GIVEN DATA:
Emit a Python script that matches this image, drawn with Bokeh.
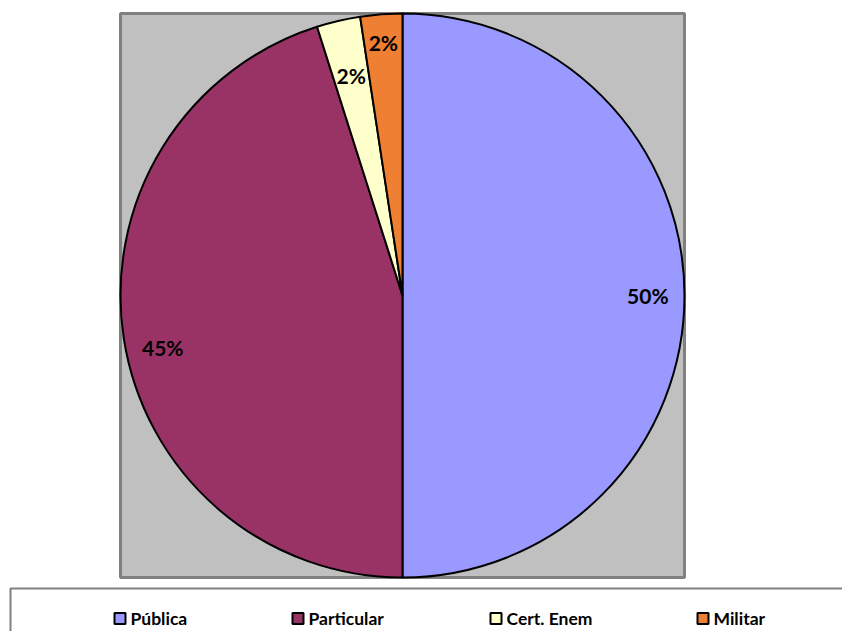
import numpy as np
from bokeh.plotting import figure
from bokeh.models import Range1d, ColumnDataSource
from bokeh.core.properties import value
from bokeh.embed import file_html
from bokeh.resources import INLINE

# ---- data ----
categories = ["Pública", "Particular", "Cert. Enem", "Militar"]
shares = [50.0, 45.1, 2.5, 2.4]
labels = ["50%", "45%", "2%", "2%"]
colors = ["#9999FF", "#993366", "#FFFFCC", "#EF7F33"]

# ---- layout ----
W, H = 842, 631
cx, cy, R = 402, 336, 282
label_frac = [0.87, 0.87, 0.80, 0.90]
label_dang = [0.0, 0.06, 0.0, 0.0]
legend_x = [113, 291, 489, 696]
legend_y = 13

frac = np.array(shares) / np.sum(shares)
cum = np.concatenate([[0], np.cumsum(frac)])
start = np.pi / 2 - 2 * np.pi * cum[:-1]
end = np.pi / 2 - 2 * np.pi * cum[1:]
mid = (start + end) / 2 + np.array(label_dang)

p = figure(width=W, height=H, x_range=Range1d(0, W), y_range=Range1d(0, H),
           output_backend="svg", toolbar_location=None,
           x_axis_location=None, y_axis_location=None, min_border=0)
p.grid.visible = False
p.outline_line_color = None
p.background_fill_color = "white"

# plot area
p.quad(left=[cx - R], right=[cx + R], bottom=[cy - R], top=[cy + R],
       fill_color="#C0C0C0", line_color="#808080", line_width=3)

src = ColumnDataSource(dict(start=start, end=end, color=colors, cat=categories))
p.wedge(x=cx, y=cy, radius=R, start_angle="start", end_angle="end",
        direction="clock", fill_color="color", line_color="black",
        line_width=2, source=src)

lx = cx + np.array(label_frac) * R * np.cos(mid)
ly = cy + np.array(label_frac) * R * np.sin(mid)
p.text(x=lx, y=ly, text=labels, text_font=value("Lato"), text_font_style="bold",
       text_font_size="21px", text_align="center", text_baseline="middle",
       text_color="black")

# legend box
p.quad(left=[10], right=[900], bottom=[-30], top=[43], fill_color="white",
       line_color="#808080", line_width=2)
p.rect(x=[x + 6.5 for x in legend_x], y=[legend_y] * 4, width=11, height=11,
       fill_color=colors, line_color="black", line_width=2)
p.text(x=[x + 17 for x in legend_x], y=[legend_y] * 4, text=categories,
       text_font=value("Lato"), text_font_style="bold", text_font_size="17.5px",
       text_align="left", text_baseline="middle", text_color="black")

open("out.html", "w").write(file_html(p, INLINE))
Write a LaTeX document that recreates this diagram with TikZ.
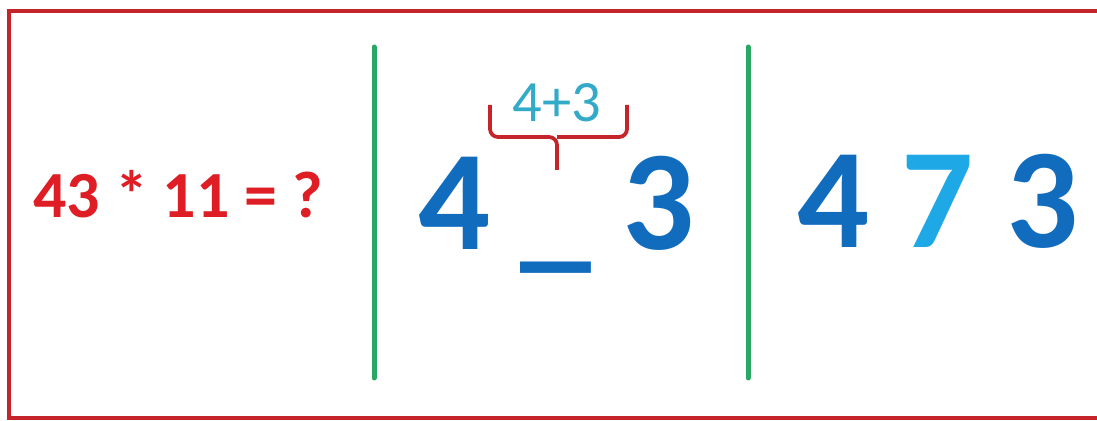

DO THIS: Copy the entries above faithfully and omit every image.

EXERCISE RESPONSE:
Emit a Python script that matches this image, drawn with Bokeh.
import numpy as np
from bokeh.plotting import figure
from bokeh.models import Range1d, ColumnDataSource
from bokeh.core.properties import value
from bokeh.embed import file_html
from bokeh.resources import INLINE

# ---- data ----
categories = ["Pública", "Particular", "Cert. Enem", "Militar"]
shares = [50.0, 45.1, 2.5, 2.4]
labels = ["50%", "45%", "2%", "2%"]
colors = ["#9999FF", "#993366", "#FFFFCC", "#EF7F33"]

# ---- layout ----
W, H = 842, 631
cx, cy, R = 402, 336, 282
label_frac = [0.87, 0.87, 0.80, 0.90]
label_dang = [0.0, 0.06, 0.0, 0.0]
legend_x = [113, 291, 489, 696]
legend_y = 13

frac = np.array(shares) / np.sum(shares)
cum = np.concatenate([[0], np.cumsum(frac)])
start = np.pi / 2 - 2 * np.pi * cum[:-1]
end = np.pi / 2 - 2 * np.pi * cum[1:]
mid = (start + end) / 2 + np.array(label_dang)

p = figure(width=W, height=H, x_range=Range1d(0, W), y_range=Range1d(0, H),
           output_backend="svg", toolbar_location=None,
           x_axis_location=None, y_axis_location=None, min_border=0)
p.grid.visible = False
p.outline_line_color = None
p.background_fill_color = "white"

# plot area
p.quad(left=[cx - R], right=[cx + R], bottom=[cy - R], top=[cy + R],
       fill_color="#C0C0C0", line_color="#808080", line_width=3)

src = ColumnDataSource(dict(start=start, end=end, color=colors, cat=categories))
p.wedge(x=cx, y=cy, radius=R, start_angle="start", end_angle="end",
        direction="clock", fill_color="color", line_color="black",
        line_width=2, source=src)

lx = cx + np.array(label_frac) * R * np.cos(mid)
ly = cy + np.array(label_frac) * R * np.sin(mid)
p.text(x=lx, y=ly, text=labels, text_font=value("Lato"), text_font_style="bold",
       text_font_size="21px", text_align="center", text_baseline="middle",
       text_color="black")

# legend box
p.quad(left=[10], right=[900], bottom=[-30], top=[43], fill_color="white",
       line_color="#808080", line_width=2)
p.rect(x=[x + 6.5 for x in legend_x], y=[legend_y] * 4, width=11, height=11,
       fill_color=colors, line_color="black", line_width=2)
p.text(x=[x + 17 for x in legend_x], y=[legend_y] * 4, text=categories,
       text_font=value("Lato"), text_font_style="bold", text_font_size="17.5px",
       text_align="left", text_baseline="middle", text_color="black")

open("out.html", "w").write(file_html(p, INLINE))
Write a LaTeX document that recreates this diagram with TikZ.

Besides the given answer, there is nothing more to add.